Sampling from a probability distribution on GPU

I’m interested in doing something like

using Distributions: Categorical
using CUDA

p = cu([0.7,0.2,0.1])
idx = rand(Categorical(p))

Is there a way to sample from a vector of probability masses on the GPU? This kind of stuff comes up a fair amount in machine learning.

You mean, easy or convenient way? In native CUDA? If not, I guess that your job is not much difficult to implement.

I guess something that’s convenient? I don’t have much experience with sampling algorithms. But if something needs to be implemented, I could do it with the right guidance.

Is your intention to be able to call rand(Categorical(p)) from within a GPU kernel? Or does the code you posted just not work, and you want to know how to make it work?

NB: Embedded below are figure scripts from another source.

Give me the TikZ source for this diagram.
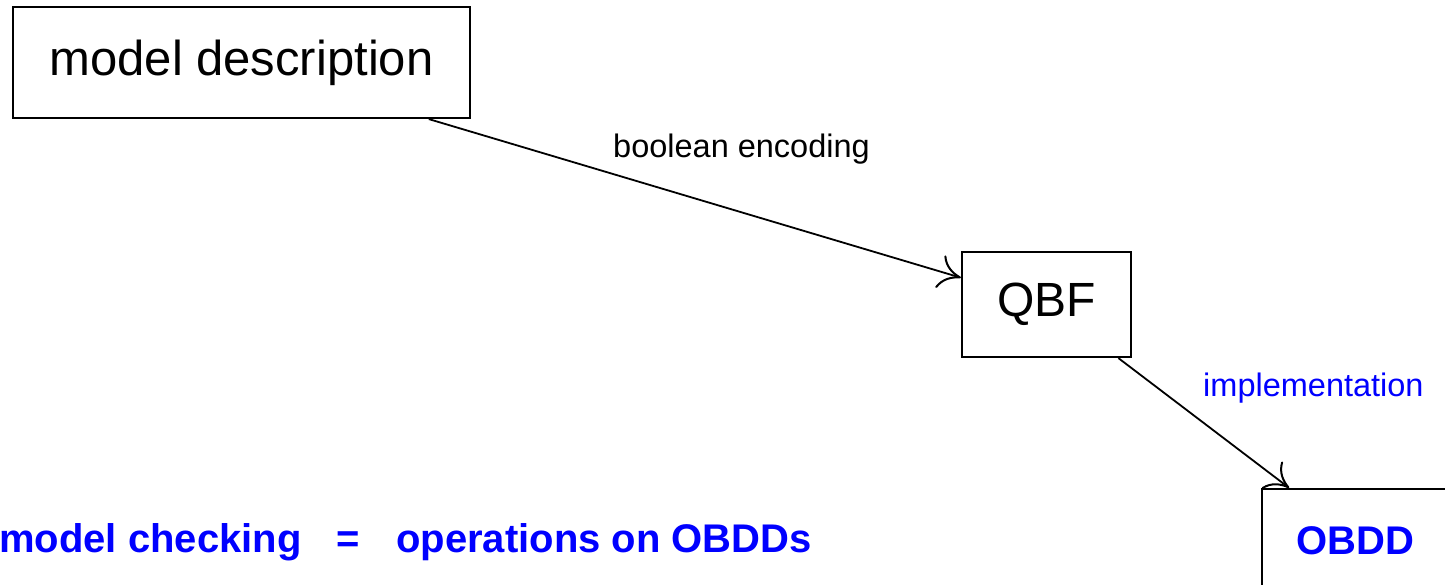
\documentclass[tikz,border=0pt]{standalone}
\usepackage{fontspec}
\setmainfont{Liberation Sans}
\usetikzlibrary{arrows.meta,calc}
\definecolor{pureblue}{RGB}{0,0,255}
\tikzset{
  boxnode/.style={draw=black, line width=2.2pt, inner sep=0pt, align=center},
  conn/.style={line width=1.8pt, -{Computer Modern Rightarrow[length=22pt,width=34pt,line width=2pt]}},
  lbl/.style={inner sep=0pt, anchor=base west, font=\fontsize{32.5}{36}\selectfont}
}
\begin{document}
\begin{tikzpicture}[x=1pt,y=-1pt]
\useasboundingbox (0,0) rectangle (1445,584);
\node[boxnode, minimum width=457pt, minimum height=111pt, font=\fontsize{49}{55}\selectfont] (md) at (241.5,62.5) {model description};
\node[boxnode, minimum width=169pt, minimum height=105pt, font=\fontsize{48}{54}\selectfont] (qbf) at (1046.5,304.5) {QBF};
\node[boxnode, minimum width=186pt, minimum height=104pt, font=\bfseries\fontsize{40}{46}\selectfont, text=pureblue] (obdd) at (1355,541) {OBDD};
\draw[conn] ($(md.south west)!0.908!(md.south east)$) -- ($(qbf.north west)!0.25!(qbf.south west)$);
\draw[conn] ($(qbf.south west)!0.92!(qbf.south east)$) -- ($(obdd.north west)!0.15!(obdd.north east)$);
\node[lbl] (be) at (613,157) {boolean encoding};
\node[lbl, text=pureblue] (impl) at (1203,396) {implementation};
\node[lbl, font=\bfseries\fontsize{40}{46}\selectfont, text=pureblue] (mc) at (-1,552) {model checking};
\node[lbl, font=\bfseries\fontsize{40}{46}\selectfont, text=pureblue] (eq) at (336,552) {=};
\node[lbl, font=\bfseries\fontsize{40}{46}\selectfont, text=pureblue] (ops) at (396,552) {operations on OBDDs};
\end{tikzpicture}
\end{document}
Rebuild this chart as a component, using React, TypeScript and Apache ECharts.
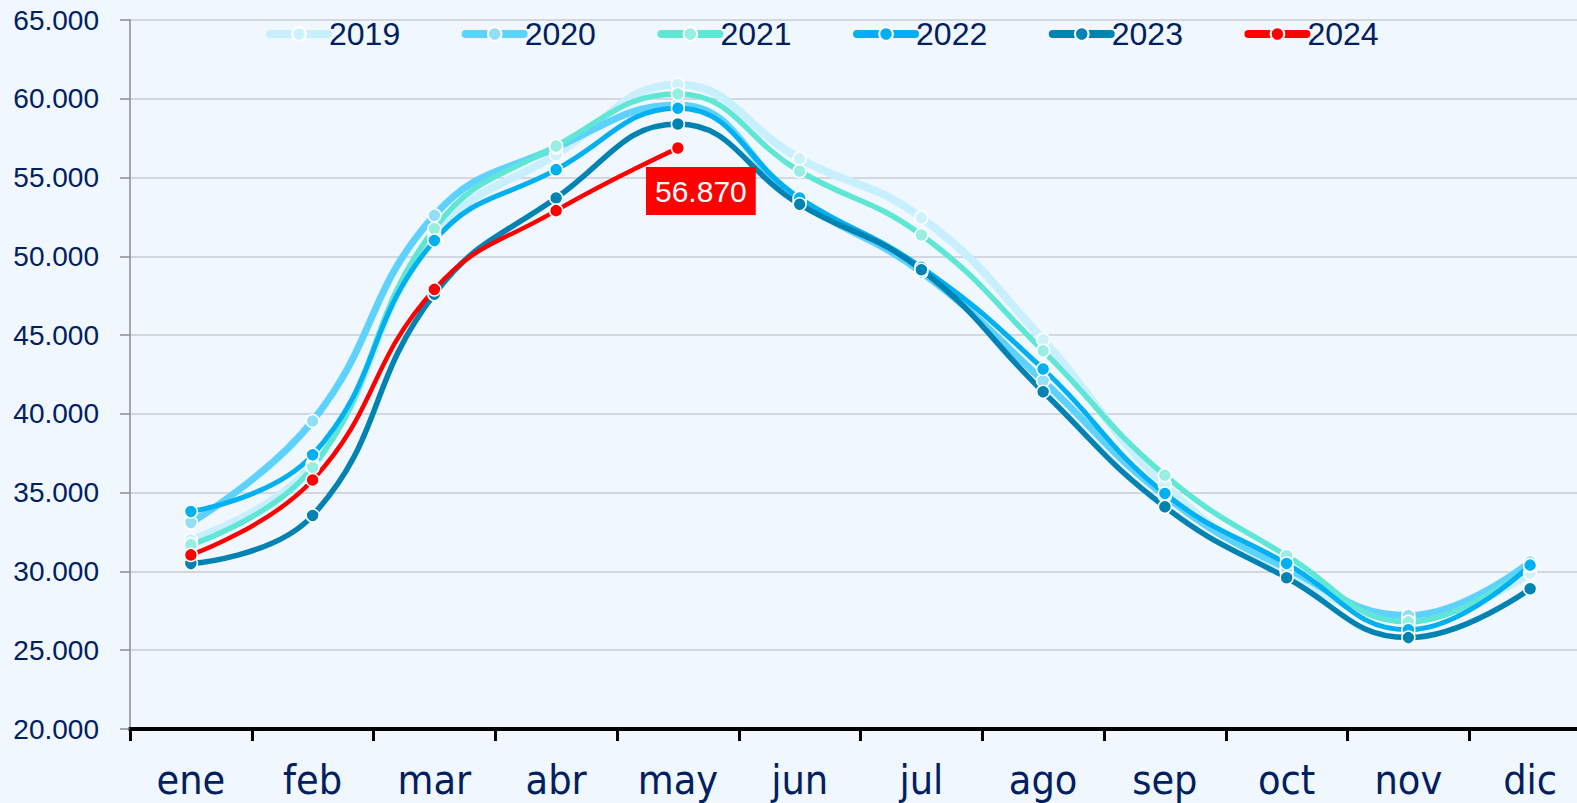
import React, { useEffect, useRef } from "react";
import * as echarts from "echarts";

const months = ["ene", "feb", "mar", "abr", "may", "jun", "jul", "ago", "sep", "oct", "nov", "dic"];
const yTicks = { min: 20000, max: 65000, step: 5000 };

const y2019 = [32000, 36800, 51300, 56450, 60900, 56200, 52450, 44700, 35500, 30000, 27000, 29900];
const y2020 = [33100, 39550, 52600, 56900, 59600, 53500, 49000, 42100, 34800, 30200, 27200, 30600];
const y2021 = [31700, 36600, 51750, 57000, 60300, 55400, 51350, 44000, 36100, 31000, 26800, 30350];
const y2022 = [33800, 37400, 51000, 55500, 59400, 53700, 49300, 42850, 34950, 30500, 26300, 30400];
const y2023 = [30500, 33550, 47600, 53700, 58400, 53300, 49150, 41400, 34100, 29600, 25800, 28900];
const y2024 = [31050, 35800, 47900, 52900, 56870];

const seriesDefs = [
  { name: "2019", data: y2019, line: "#c8effd", marker: "#cdf1fd", width: 8 },
  { name: "2020", data: y2020, line: "#5dd2ff", marker: "#93defb", width: 7 },
  { name: "2021", data: y2021, line: "#5fe6d4", marker: "#98eee2", width: 5.5 },
  { name: "2022", data: y2022, line: "#00b0f0", marker: "#00b0f0", width: 5 },
  { name: "2023", data: y2023, line: "#0083b3", marker: "#0083b3", width: 5.5 },
  { name: "2024", data: y2024, line: "#ff0000", marker: "#ff0000", width: 4.5 },
];

const TEXT = "#002060";
const FONT = "'Liberation Sans', Arial, sans-serif";
const NARROW = "'Liberation Sans Narrow', 'DejaVu Sans Condensed', 'Liberation Sans', sans-serif";

export default function App() {
  const ref = useRef<HTMLDivElement>(null);
  useEffect(() => {
    if (!ref.current) return;
    const chart = echarts.init(ref.current, null, { renderer: "svg" });
    const last = y2024.length - 1;
    chart.setOption({
      animation: false,
      backgroundColor: "#f0f7fe",
      legend: {
        top: 18,
        left: 266,
        itemWidth: 58,
        itemHeight: 17,
        itemGap: 61.5,
        padding: 0,
        lineStyle: { width: 8, cap: "round" },
        textStyle: { color: TEXT, fontSize: 32, fontFamily: FONT, padding: [0, 0, 0, -4] },
        data: seriesDefs.map((s) => s.name),
      },
      grid: { left: 130, top: 20, height: 709, width: 1461, containLabel: false },
      xAxis: {
        type: "category",
        data: months,
        boundaryGap: true,
        axisLine: { lineStyle: { color: "#000000", width: 4 } },
        axisTick: { show: true, interval: 0, length: 12, lineStyle: { color: "#000000", width: 3 } },
        axisLabel: { color: TEXT, fontSize: 41, fontFamily: NARROW, margin: 30, interval: 0 },
        splitLine: { show: false },
      },
      yAxis: {
        type: "value",
        min: yTicks.min,
        max: yTicks.max,
        interval: yTicks.step,
        axisLine: { show: true, lineStyle: { color: "#8c8c8c", width: 1.5 } },
        axisTick: { show: true, length: 10, lineStyle: { color: "#8c8c8c", width: 1.5 } },
        axisLabel: {
          color: TEXT,
          fontSize: 28,
          fontFamily: FONT,
          margin: 31,
          formatter: (v: number) => `${v / 1000}.000`,
        },
        splitLine: { lineStyle: { color: "#c9cdd6", width: 1.5 } },
      },
      series: seriesDefs.map((s) => ({
        name: s.name,
        type: "line",
        smooth: 0.45,
        symbol: "circle",
        symbolSize: 13,
        lineStyle: { color: s.line, width: s.width, cap: "round" },
        itemStyle: { color: s.marker, borderColor: "#ffffff", borderWidth: 1.5 },
        data:
          s.name === "2024"
            ? s.data.map((v, i) =>
                i === last
                  ? {
                      value: v,
                      label: {
                        show: true,
                        position: "inside",
                        offset: [23, 43],
                        formatter: () => v.toLocaleString("de-DE"),
                        color: "#ffffff",
                        fontSize: 30,
                        fontFamily: FONT,
                        backgroundColor: "#ff0000",
                        padding: [9, 9, 9, 9],
                        lineHeight: 30,
                      },
                    }
                  : v
              )
            : s.data,
      })),
    });
    return () => chart.dispose();
  }, []);
  return (
    <div
      ref={ref}
      style={{ position: "fixed", left: 0, top: 0, width: 1600, height: 803, background: "#f0f7fe" }}
    />
  );
}
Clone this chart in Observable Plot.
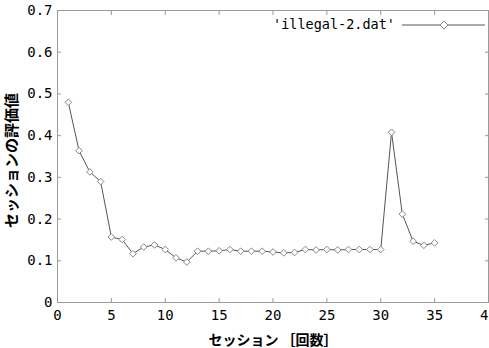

This is not a particularly helpful answer; if it’s not difficult to implement, then maybe you could instead point to some resources that would help the OP?

This type of question comes up often.
Just a few days ago I saw and answered a very similar question on Slack.

I happen to have some CUDA.jl kernel code in a package of mine that I haven’t touched in a couple of years that could serve as a starting point. It is using a naive algorithm though.

using CUDA
using BinomialSynapses: indices!

function rand_categorical(p, n)
     v = repeat(p', n ÷ length(p) + 1, 1)
     idx = last(indices!(v))
     return idx[1:n]
end

p = cu([0.7,0.2,0.1]) # does not need to be normalized
samples = rand_categorical(p, 1000)

should give you a CuVector of length 1000 of categorical samples.

But since that function was written for a specific application (resampling particles) where the number of samples needed was equal to the length of p, and where there were a lot of different ps, this is not going to be competitive in performance if you have short p and need lots of samples. You are (much) better off just copying your p to the CPU and calling rand there, and then copying the samples back to the GPU if needed.

An algorithm that is efficient for lots of repeated samples is probably going to use alias tables. See e.g. GitHub - ByteHamster/alias-table-gpu: Efficient construction of and sampling from alias tables on the GPU and the associated paper.

It would be nice to have a library for efficient/state-of-the-art sampling algorithms on GPUs using some portable approach like KernelAbstractions.jl?

1 Like

The latter. I don’t think Categorical works with CuArray.

Thanks that’s helpful.

My application is in Reinforcement Learning. I only need one sample from my distribution which is the action I will take in the next time step. In this situation, perhaps I’m better off just moving the array to CPU and calling rand there?

I looked around online and I guess it’s possible to implement sampling using the inverse transform method for reasonable distributions? I think CUDA already provides a cumsum for the CDF. So one might only need to implement a binary search on CuArray to use this method?

Yeah, unless you are running many agents in parallel you don’t need to sample on the GPU.

I was also wondering what’s the best solution to this.

Another possibility is the Gumbel trick, in which case one only needs a CUDA function that returns the index of the maximum entry in an array.

I wrote a blog on it several years ago, not sure if it still works. But should be a good starting point :wink:

https://tianjun.me/essays/Categorical_Sampling_on_GPU_with_Julia/

1 Like

Thanks. I see you use an alias table approach?

Unfortunately I am using the categorical sampling during training so parameters are changing quickly and maintaining an alias table seems like not the right approach because I won’t generate that many samples at fixed parameter values. But I could be wrong.

In that case, I’d prefer the Gumbel trick. The extra allocation is trivial.